In fact, in years where more money was available than the year before, the legislature spent more than $700 million from the rainy day fund for so-called emergencies. The result was that the fund was significantly depleted when the budget crunch came. Only $72 million remained at the beginning of Fiscal Year 2003, when Oklahoma faced a budget shortfall of more than $300 million.
Reckless pork barrel spending is only one source of this problem. Some of these so-called emergencies such as construction of new golf courses would be highly questionable under any standard.

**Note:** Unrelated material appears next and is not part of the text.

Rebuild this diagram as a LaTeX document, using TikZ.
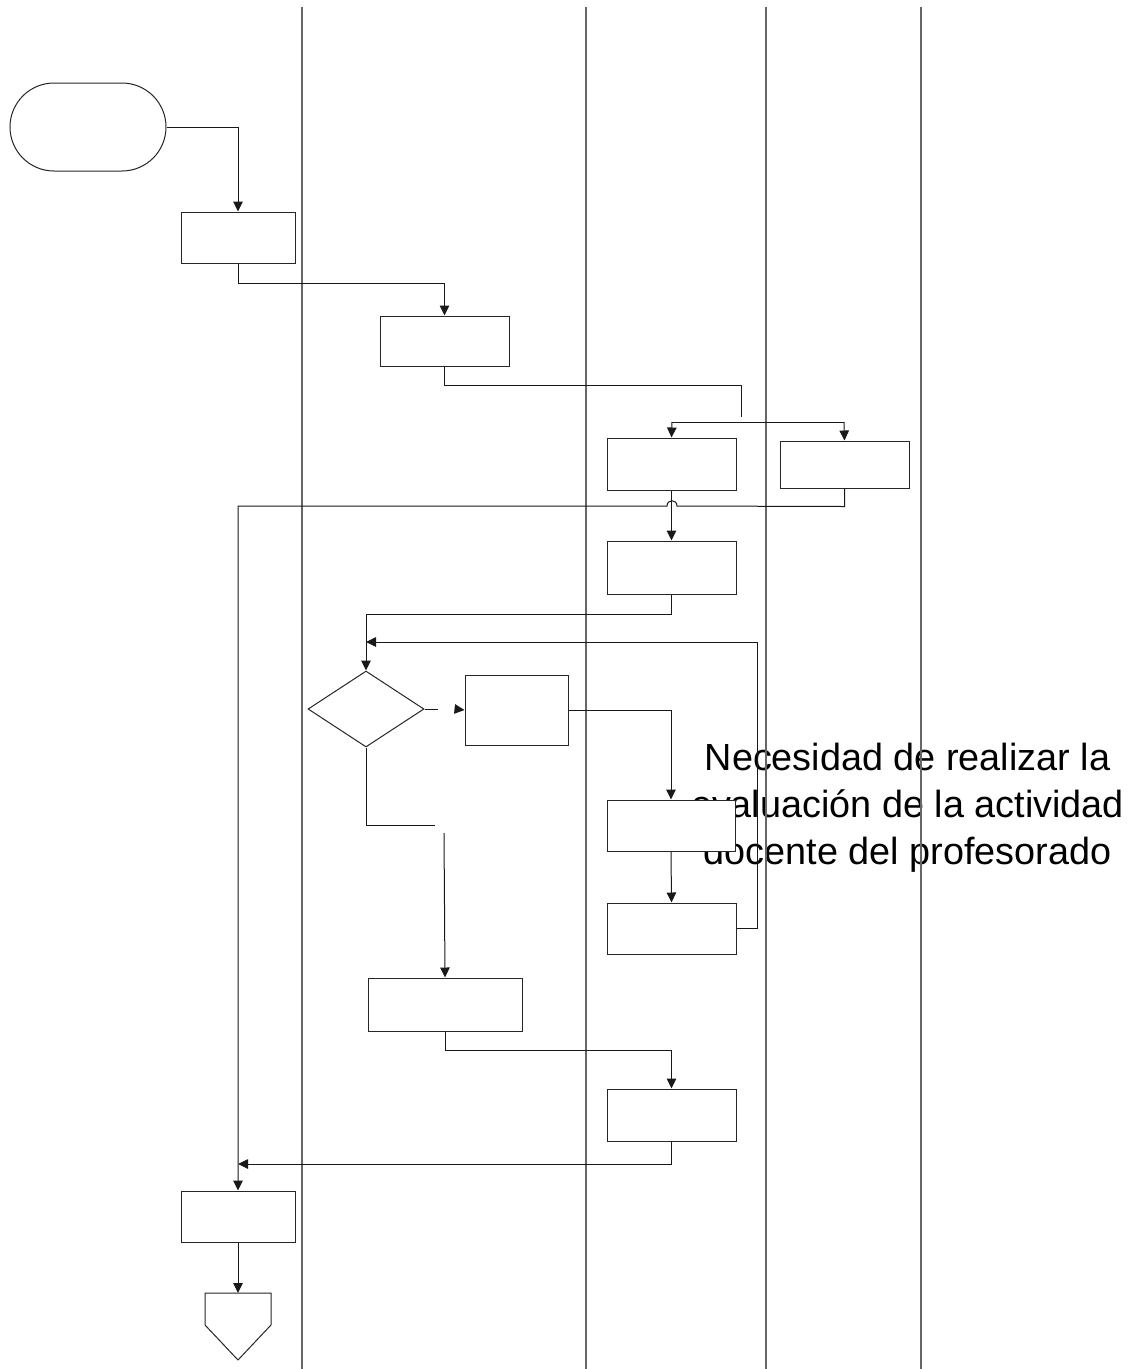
\documentclass[tikz,border=0pt]{standalone}
\usepackage{fontspec}
\setmainfont{Liberation Sans}
\usetikzlibrary{arrows.meta,shapes.geometric}
\begin{document}
\begin{tikzpicture}[x=1pt,y=-1pt,
  box/.style={draw=black!85,fill=white,line width=1pt,rectangle,inner sep=0pt},
  link/.style={draw=black!90,line width=1pt},
  arr/.style={link,-{Triangle[length=10pt,width=9.5pt]}},
  lane/.style={draw=black!60,line width=1.4pt}]
\useasboundingbox (0,0) rectangle (1144,1369);

% caption
\node[inner sep=0pt,align=center,font=\fontsize{37.8}{47}\selectfont] (note) at (907.5,808)
  {Necesidad de realizar la\\evaluación de la actividad\\docente del profesorado};

% swimlane separators
\foreach \lx/\nm in {302/l1,586/l2,766/l3,921/l4}{
  \coordinate (\nm top) at (\lx,7);
  \coordinate (\nm bot) at (\lx,1369);
  \draw[lane] (\nm top) -- (\nm bot);
}

% process steps
\node[box,rounded corners=44pt,minimum width=156pt,minimum height=88pt] (start) at (88,127) {};
\node[box,minimum width=114pt,minimum height=51pt] (b1) at (238,237.5) {};
\node[box,minimum width=129pt,minimum height=50pt] (b2) at (444.5,341) {};
\node[box,minimum width=129pt,minimum height=52pt] (b3) at (671.5,464) {};
\node[box,minimum width=129pt,minimum height=47pt] (b4) at (844.5,464.5) {};
\node[box,minimum width=129pt,minimum height=53pt] (b5) at (671.5,567.5) {};
\node[box,diamond,minimum width=116pt,minimum height=76pt,aspect=1.53] (dec) at (366,709) {};
\node[box,minimum width=103pt,minimum height=70pt] (b6) at (516.5,710) {};
\node[box,minimum width=128pt,minimum height=51pt] (b7) at (671,825.5) {};
\node[box,minimum width=129pt,minimum height=51pt] (b8) at (671.5,928.5) {};
\node[box,minimum width=154pt,minimum height=53pt] (b9) at (445,1004.5) {};
\node[box,minimum width=129pt,minimum height=52pt] (b10) at (671.5,1115) {};
\node[box,minimum width=114pt,minimum height=51pt] (b11) at (238,1216.5) {};

% off-page connector
\coordinate (off) at (238,1293);
\draw[box] (205,1293) -- (271,1293) -- (271,1325) -- (238,1360) -- (205,1325) -- cycle;

% junction points
\coordinate (split) at (741,417);
\coordinate (fl) at (672,422);
\coordinate (fr) at (844,422);
\coordinate (loopin) at (366,642);
\coordinate (yesA) at (438,709);
\coordinate (yesB) at (455,709);
\coordinate (noA) at (435,825);
\coordinate (noB) at (444,833);
\coordinate (merge) at (238,1164);

% connectors
\draw[arr] (start.east) -| (b1.north);
\draw[arr] (b1.south) -- ++(0,20) -| (b2.north);
\draw[link] (b2.south) -- ++(0,19) -| (split);
\draw[link] (fl) -- (fr);
\draw[arr] (fl) -- (b3.north);
\draw[arr] (fr) -- (b4.north);
\draw[arr] (b4.south) -- ++(0,18) -- (677,506)
  .. controls (677,499) and (667,499) .. (667,506) -- (238,506) -- (b11.north);
\draw[arr] (b3.south) -- (b5.north);
\draw[arr] (b5.south) -- ++(0,20) -| (dec.north);
\draw[arr] (b8.east) -- ++(21,0) |- (loopin);
\draw[link] (dec.east) -- (yesA);
\draw[arr] (yesB) -- (b6.west);
\draw[arr] (b6.east) -| (b7.north);
\draw[arr] (b7.south) -- (b8.north);
\draw[link] (dec.south) |- (noA);
\draw[arr] (noB) -- (b9.north);
\draw[arr] (b9.south) -- ++(0,19) -| (b10.north);
\draw[arr] (b10.south) |- (merge);
\draw[arr] (b11.south) -- (off);
\end{tikzpicture}
\end{document}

At the same time, much of the spending for emergency conditions went to projects that many Oklahomans would support roads, prison construction, and higher education. The key concern is not necessarily with the merits of the projects themselves, but with a system that depletes our reserves in good times and forces dramatic budget cuts in tough times.
State Question 708 will improve our balanced budget requirements by reserving most of the fund to cushion the effects of an economic downturn.
Under SQ 708, the total available to cushion budget cuts increases from 50 percent under current law to 75 percent under the new law. The remaining 25 percent would be available for emergencies.
Had SQ 708 been in effect, an extra $100 million would have been available to cushion the budget cuts we faced in fiscal years 2002 and 2003.
State Question 708 is not a budgetary cure-all, but its passage will limit how much money the legislature and governor can spend whenever they decide to declare an emergency.
Please join me in voting YES for State Question 708 on November 2nd to bring state government spending more under control.